NOTES. Five-year Bible reading plan.

NOTES for Co1 15:20-34

Continuing the discussion of the general resurrection, Paul evidently does not separate it from the history of the Kingdom gradually unfolding in our transfiguring, but not yet fully transfigured, world. And for the apostle, only resurrection, and by no means the immortality of the soul, is the true victory over death.

In fact, for him the whole history of the Kingdom turns out to be a sequence of stages following one another on the way to this victory. The main victory has already been won: Christ has risen from the dead, and His resurrection becomes the pledge of the Kingdom's final triumph at the end of time (v. 20). He is the first, but others will follow Him. The pivotal confrontation of the present age, in the apostle's thought, is the confrontation between Christ and the Kingdom with its fullness of life, and the death that entered the world after the fall - a death that cannot be defeated by hoping only in the immortality of the soul (vv. 21-22). But resurrection is a process requiring time, time that can also be measured by the clocks of our transfiguring, though not yet fully transfigured, world. This is not surprising: the Kingdom is not alien to our world; it enters it in order to transform it completely, and the history of the Kingdom cannot unfold apart from the history still continuing by inertia in our world, although its meaning and driving force were exhausted with the Savior's coming.

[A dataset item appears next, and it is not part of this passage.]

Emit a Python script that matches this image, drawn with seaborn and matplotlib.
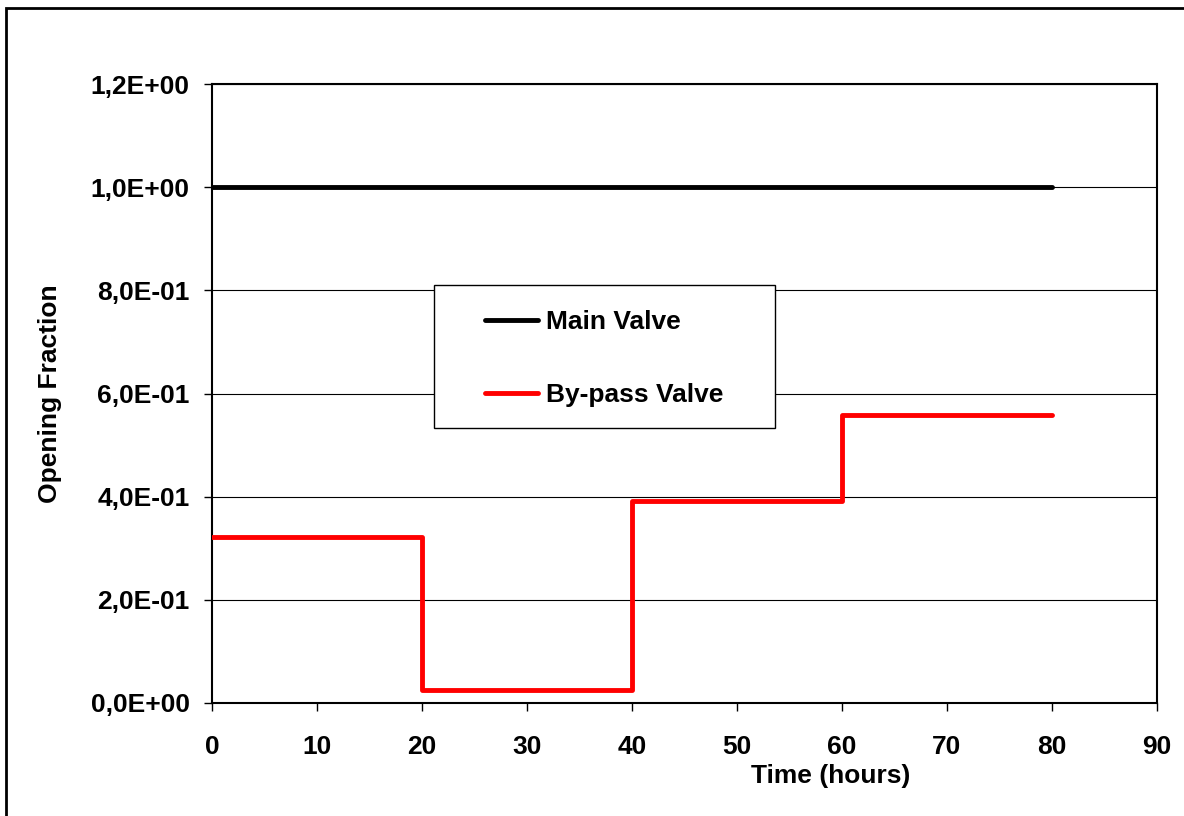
import matplotlib
matplotlib.use("Agg")
import matplotlib.pyplot as plt
from matplotlib.ticker import FuncFormatter, MultipleLocator
from matplotlib.patches import Rectangle
import seaborn as sns

# data
main_time = [0, 20, 40, 60, 80]
main_open = [1.0, 1.0, 1.0, 1.0, 1.0]
bypass_time = [0, 20, 40, 60, 80]
bypass_open = [0.322, 0.025, 0.391, 0.558, 0.558]

sns.set_style("white")
plt.rcParams['font.family'] = ['Liberation Sans', 'DejaVu Sans']
plt.rcParams['font.weight'] = 'bold'
plt.rcParams['text.color'] = 'black'
plt.rcParams['axes.labelcolor'] = 'black'
plt.rcParams['xtick.color'] = 'black'
plt.rcParams['ytick.color'] = 'black'

fig = plt.figure(figsize=(11.84, 8.16), dpi=100)
ax = fig.add_axes([0.179, 0.1385, 0.798, 0.7585])

sns.lineplot(x=main_time, y=main_open, color='black', linewidth=3.5,
             label='Main Valve', ax=ax, zorder=4)
sns.lineplot(x=bypass_time, y=bypass_open, color='#ff0000', linewidth=3.5,
             drawstyle='steps-post', label='By-pass Valve', ax=ax, zorder=4)

ax.set_xlim(0, 90)
ax.set_ylim(0, 1.2)
ax.xaxis.set_major_locator(MultipleLocator(10))
ax.yaxis.set_major_locator(MultipleLocator(0.2))
ax.yaxis.set_major_formatter(FuncFormatter(lambda v, p: f"{v:.1E}".replace('.', ',')))
ax.grid(axis='y', color='black', linewidth=0.8)
ax.set_axisbelow(True)
for s in ax.spines.values():
    s.set_color('black')
    s.set_linewidth(1.5)
ax.tick_params(axis='both', direction='out', length=6, width=1, color='black',
               labelsize=19, bottom=True, left=True)
ax.tick_params(axis='x', pad=17)
ax.tick_params(axis='y', pad=10)
for lab in ax.get_xticklabels() + ax.get_yticklabels():
    lab.set_fontweight('bold')

ax.set_xlabel('Time (hours)', fontsize=19, fontweight='bold')
ax.set_ylabel('Opening Fraction', fontsize=19, fontweight='bold')
ax.xaxis.set_label_coords(0.655, -0.099)
ax.yaxis.set_label_coords(-0.159, 0.5)

# legend box drawn as a plain white rectangle, legend entries placed inside it
ax.add_patch(Rectangle((0.235, 0.444), 0.361, 0.231, transform=ax.transAxes,
                       facecolor='white', edgecolor='black', linewidth=1.0, zorder=3))
leg = ax.legend(loc='upper left', bbox_to_anchor=(0.289, 0.635), fontsize=19,
                frameon=False, handlelength=2.0, labelspacing=1.87, borderpad=0,
                handletextpad=0.3, borderaxespad=0)
leg.set_zorder(5)
for t in leg.get_texts():
    t.set_fontweight('bold')

fig.patches.append(Rectangle((0.005, -0.05), 1.1, 1.04, transform=fig.transFigure,
                             fill=False, edgecolor='black', linewidth=2, clip_on=False))

fig.savefig('out.png', dpi=100)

According to the evangelist's testimony, the process of the general resurrection began at the moment of the Savior's death on the cross (Matt. 27:50-53), and it will be completed, according to Paul, on the day of His return (v. 23). On that day the Church will reveal to the world its fullness as the fullness of the body of Christ, of which the apostle spoke. Those who sought the Kingdom and found it in the present age will be able to enjoy fully that fullness of life which today, even after touching the Kingdom, we experience only in part.

For those who sought nothing, that day will become the day of the last Judgment, at which their destiny in eternity will be decided (vv. 24-25). Without such a judgment, the completion of the present historical stage is impossible, just as without it the full and final triumph of Christ and the Kingdom over the death that entered the world with the fall is impossible (vv. 26-28). Only such a prospect gives meaning to Christianity and Christian life; otherwise it is not worth beginning at all, for if the world will forever remain as it is now, then it is better, following the well-known saying, "to eat, drink, and be merry while we are alive" (vv. 29-33). Christianity is not a religion but life in the Kingdom, and therefore following Christ makes sense only for the one to whom this Kingdom is more important than anything he has or can find in our still untransformed world.